Still, it feels like American Hustle ended up being a little bit bigger movie than it should have been. Rumors are that the initial cut of the movie was more than an hour longer than its initial runtime, but it’s possible more could have gone. I’m reminded of the Faulkner quote that good storytelling requires one to “kill your (sic) darlings.” There were some scenes, such as a minor subplot involving the fact that DiMaso has a fiancee, that were funny but served little narrative purpose. Removing some of these could certainly have helped the pacing issue.

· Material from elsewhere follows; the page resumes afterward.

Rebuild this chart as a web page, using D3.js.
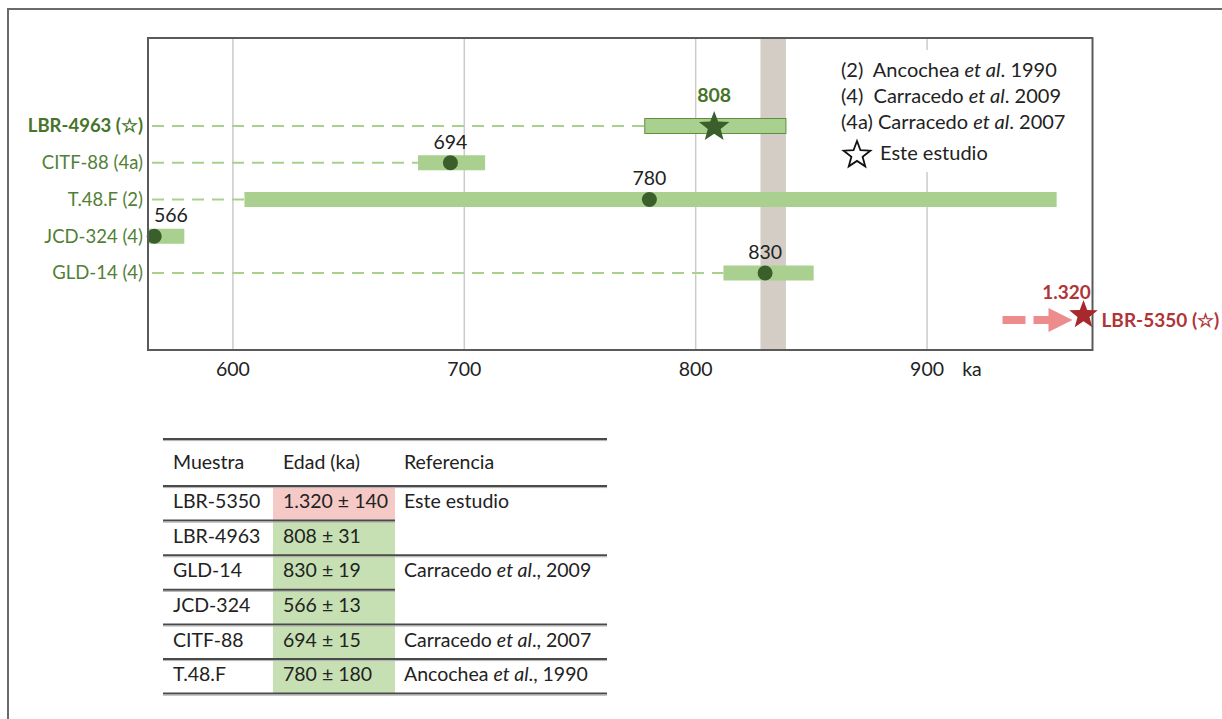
<!DOCTYPE html>
<html><head><meta charset="utf-8">
<script src="https://cdn.jsdelivr.net/npm/d3@7/dist/d3.min.js"></script>
<style>
html,body{margin:0;padding:0;background:#fff;}
svg{display:block;font-family:Lato,"Open Sans",sans-serif;}
</style></head>
<body><svg id="c" width="1222" height="719"></svg>
<script>
// ---- data ----
const xTicks = [600, 700, 800, 900];
const sampleLabels = ["LBR-4963 (☆)", "CITF-88 (4a)", "T.48.F (2)", "JCD-324 (4)", "GLD-14 (4)"];
const ages = [808, 694, 780, 566, 830];
const barLo = [778, 680, 605, 553, 812];
const barHi = [839, 709, 956, 579, 851];
const isThisStudy = [true, false, false, false, false];
const bandRange = [828, 839];
const offLabel = "LBR-5350 (☆)";
const offValueText = "1.320";
const legendLines = [
  ["(2)  Ancochea ", "et al", ". 1990"],
  ["(4)  Carracedo ", "et al", ". 2009"],
  ["(4a) Carracedo ", "et al", ". 2007"]
];
const legendStarText = "Este estudio";
const tableHeader = ["Muestra", "Edad (ka)", "Referencia"];
const tSamples = ["LBR-5350", "LBR-4963", "GLD-14", "JCD-324", "CITF-88", "T.48.F"];
const tAges = ["1.320 ± 140", "808 ± 31", "830 ± 19", "566 ± 13", "694 ± 15", "780 ± 180"];
const tRefs = [["Este estudio"], [], ["Carracedo ", "et al", "., 2009"], [], ["Carracedo ", "et al", "., 2007"], ["Ancochea ", "et al", "., 1990"]];
const tAgeFill = ["pink", "green", "green", "green", "green", "green"];

// ---- styles ----
const C = {
  bar: "#a9d08e", barStroke: "#5e8f3f", point: "#3a5f2a", lbl: "#527f36", lblBold: "#46752a",
  band: "#d3cdc6", grid: "#cbcbcb", frame: "#5a5a5a", text: "#222",
  red: "#a7282d", redText: "#b03438", arrow: "#ec8c8c", pink: "#f5c9c6", green: "#c6e0b3"
};
const FS = {val: 19.5, axis: 19.5, ylab: 18.5, legend: 20, table: 19.5, off: 19};

const svg = d3.select("#c");
svg.append("rect").attr("x", 8).attr("y", 9).attr("width", 1300).attr("height", 800)
  .attr("fill", "none").attr("stroke", "#6a6a6a").attr("stroke-width", 2);

const P = {l: 148, r: 1092.5, t: 38, b: 350};
const x = d3.scaleLinear().domain([563.3, 971.5]).range([P.l, P.r]);
const y = d3.scalePoint().domain(d3.range(sampleLabels.length)).range([126, 273]);
const yOff = 319;

function starPath(R) {
  const r = R * 0.42, pts = [];
  for (let i = 0; i < 10; i++) {
    const a = -Math.PI / 2 + i * Math.PI / 5, rr = i % 2 ? r : R;
    pts.push([rr * Math.cos(a), rr * Math.sin(a)]);
  }
  return "M" + pts.map(p => p.join(",")).join("L") + "Z";
}

// band
svg.append("rect").attr("x", x(bandRange[0])).attr("y", P.t)
  .attr("width", x(bandRange[1]) - x(bandRange[0])).attr("height", P.b - P.t).attr("fill", C.band);
// grid
svg.selectAll(".g").data(xTicks).enter().append("line")
  .attr("x1", d => x(d)).attr("x2", d => x(d)).attr("y1", P.t).attr("y2", P.b)
  .attr("stroke", C.grid).attr("stroke-width", 1.5);

// legend (white box covers gridline)
const lg = svg.append("g");
lg.append("rect").attr("x", 832).attr("y", 50).attr("width", 245).attr("height", 122).attr("fill", "#fff");
legendLines.forEach((ln, i) => {
  const t = lg.append("text").attr("x", 841).attr("y", 70 + i * 26).attr("dy", "0.35em")
    .attr("font-size", FS.legend).attr("fill", C.text).attr("xml:space", "preserve");
  t.append("tspan").text(ln[0]);
  t.append("tspan").attr("font-style", "italic").text(ln[1]);
  t.append("tspan").text(ln[2]);
});
lg.append("path").attr("d", starPath(14)).attr("transform", "translate(857,155)")
  .attr("fill", "none").attr("stroke", "#111").attr("stroke-width", 1.8);
lg.append("text").attr("x", 880).attr("y", 153).attr("dy", "0.35em").attr("font-size", FS.legend)
  .attr("fill", C.text).text(legendStarText);

// dashed leaders
const idx = d3.range(sampleLabels.length);
svg.selectAll(".dash").data(idx.filter(i => x(barLo[i]) > P.l + 10)).enter().append("line")
  .attr("x1", P.l + 4).attr("x2", i => x(barLo[i])).attr("y1", i => y(i)).attr("y2", i => y(i))
  .attr("stroke", C.bar).attr("stroke-width", 2).attr("stroke-dasharray", "12,8");

// bars
const bh = 15;
svg.selectAll(".bar").data(idx).enter().append("rect")
  .attr("x", i => Math.max(P.l, x(barLo[i]))).attr("width", i => x(barHi[i]) - Math.max(P.l, x(barLo[i])))
  .attr("y", i => y(i) - bh / 2).attr("height", bh).attr("fill", C.bar)
  .attr("stroke", i => isThisStudy[i] ? C.barStroke : "none").attr("stroke-width", 1);

// points
idx.forEach(i => {
  if (isThisStudy[i]) {
    svg.append("path").attr("d", starPath(16)).attr("transform", `translate(${x(ages[i])},${y(i) + 1})`)
      .attr("fill", C.point);
  } else {
    svg.append("circle").attr("cx", x(ages[i])).attr("cy", y(i)).attr("r", 7.5).attr("fill", C.point);
  }
});
// value labels
idx.forEach(i => {
  const t = svg.append("text").attr("y", y(i) - (isThisStudy[i] ? 31 : 21)).attr("dy", "0.35em")
    .attr("font-size", FS.val).text(ages[i])
    .attr("fill", isThisStudy[i] ? C.lblBold : C.text).attr("font-weight", isThisStudy[i] ? "bold" : "normal");
  let cx = x(ages[i]);
  t.attr("x", cx).attr("text-anchor", "middle");
  const w = t.node().getComputedTextLength();
  if (cx - w / 2 < P.l + 6) t.attr("x", P.l + 6).attr("text-anchor", "start");
});

// y labels
svg.selectAll(".yl").data(idx).enter().append("text")
  .attr("x", 143).attr("y", i => y(i)).attr("dy", "0.35em").attr("text-anchor", "end")
  .attr("font-size", FS.ylab).attr("fill", i => isThisStudy[i] ? C.lblBold : C.lbl)
  .attr("font-weight", i => isThisStudy[i] ? "bold" : "normal").text(i => sampleLabels[i]);

// frame
svg.append("rect").attr("x", P.l).attr("y", P.t).attr("width", P.r - P.l).attr("height", P.b - P.t)
  .attr("fill", "none").attr("stroke", C.frame).attr("stroke-width", 2);

// x axis labels
svg.selectAll(".xt").data(xTicks).enter().append("text")
  .attr("x", d => x(d)).attr("y", 369).attr("dy", "0.35em").attr("text-anchor", "middle")
  .attr("font-size", FS.axis).attr("fill", C.text).text(d => d);
svg.append("text").attr("x", 972).attr("y", 369).attr("dy", "0.35em").attr("text-anchor", "middle")
  .attr("font-size", FS.axis).attr("fill", C.text).text("ka");

// off-scale marker
const sx = P.r - 9;
svg.append("line").attr("x1", sx - 81).attr("x2", sx - 58).attr("y1", yOff + 1).attr("y2", yOff + 1)
  .attr("stroke", C.arrow).attr("stroke-width", 8);
svg.append("line").attr("x1", sx - 50).attr("x2", sx - 34).attr("y1", yOff + 1).attr("y2", yOff + 1)
  .attr("stroke", C.arrow).attr("stroke-width", 8);
svg.append("path").attr("d", `M${sx - 35},${yOff - 11}L${sx - 11},${yOff + 1}L${sx - 35},${yOff + 13}Z`).attr("fill", C.arrow);
svg.append("path").attr("d", starPath(15)).attr("transform", `translate(${sx},${yOff - 4})`).attr("fill", C.red);
svg.append("text").attr("x", sx - 17).attr("y", yOff - 27).attr("dy", "0.35em").attr("text-anchor", "middle")
  .attr("font-size", FS.off).attr("font-weight", "bold").attr("fill", C.redText).text(offValueText);
svg.append("text").attr("x", sx + 18).attr("y", yOff + 1).attr("dy", "0.35em")
  .attr("font-size", FS.off).attr("font-weight", "bold").attr("fill", C.redText).text(offLabel);

// ---- table ----
const T = {l: 163, r: 607, c1: 273, c2: 395, top: 439};
const rowH = 34.6, headH = 47;
const rowTop = i => T.top + headH + i * rowH;
const tg = svg.append("g");
tAges.forEach((a, i) => {
  tg.append("rect").attr("x", T.c1).attr("y", rowTop(i)).attr("width", T.c2 - T.c1).attr("height", rowH)
    .attr("fill", tAgeFill[i] === "pink" ? C.pink : C.green);
});
function hline(yy, x2) {
  tg.append("line").attr("x1", T.l).attr("x2", x2).attr("y1", yy).attr("y2", yy)
    .attr("stroke", "#4a4a4a").attr("stroke-width", 2);
  tg.append("line").attr("x1", T.l).attr("x2", x2).attr("y1", yy + 1.6).attr("y2", yy + 1.6)
    .attr("stroke", "#b0b0b0").attr("stroke-width", 1);
}
hline(T.top, T.r);
hline(rowTop(0), T.r);
tSamples.forEach((s, i) => {
  const nextMerged = i + 1 < tSamples.length && tRefs[i + 1].length === 0;
  hline(rowTop(i + 1), nextMerged ? T.c2 : T.r);
});
const colX = [173, 283, 404];
tableHeader.forEach((h, j) => tg.append("text").attr("x", colX[j]).attr("y", T.top + 23).attr("dy", "0.35em")
  .attr("font-size", FS.table).attr("fill", C.text).text(h));
tSamples.forEach((s, i) => {
  const cy = rowTop(i) + rowH / 2 - 2;
  tg.append("text").attr("x", colX[0]).attr("y", cy).attr("dy", "0.35em").attr("font-size", FS.table).attr("fill", C.text).text(s);
  tg.append("text").attr("x", colX[1]).attr("y", cy).attr("dy", "0.35em").attr("font-size", FS.table).attr("fill", C.text).text(tAges[i]);
  if (tRefs[i].length) {
    const t = tg.append("text").attr("x", colX[2]).attr("y", cy).attr("dy", "0.35em").attr("font-size", FS.table)
      .attr("fill", C.text).attr("xml:space", "preserve");
    tRefs[i].forEach((p, k) => t.append("tspan").attr("font-style", k === 1 ? "italic" : "normal").text(p));
  }
});
</script></body></html>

There’s also the camera to consider, which for much of the film was alternatively great and uninspired. Russell and DP Linus Sandgren use (though thankfully don’t overuse) a funny little zoom technique to add levity to some of the tenser moments to great effect, but there were also a lot of very basic, and frankly, rather boring, shots which evinced very little forethought.
The Verdict: 4 out of 5
American Hustle is a great date night movie for couples looking for some slightly more sophisticated fare that’s still plenty playful, a generally clever movie that very pleasingly presents itself as a piece of folklore, and another very solid entry from David O. Russell. Jennifer Lawrence is the only true standout in an excellent ensemble, but the performances are universally strong throughout the movie. There are some plot and pacing issues, as well as a couple camera quirks, but this shouldn’t be nearly enough to scare of anyone who was considering seeing this movie.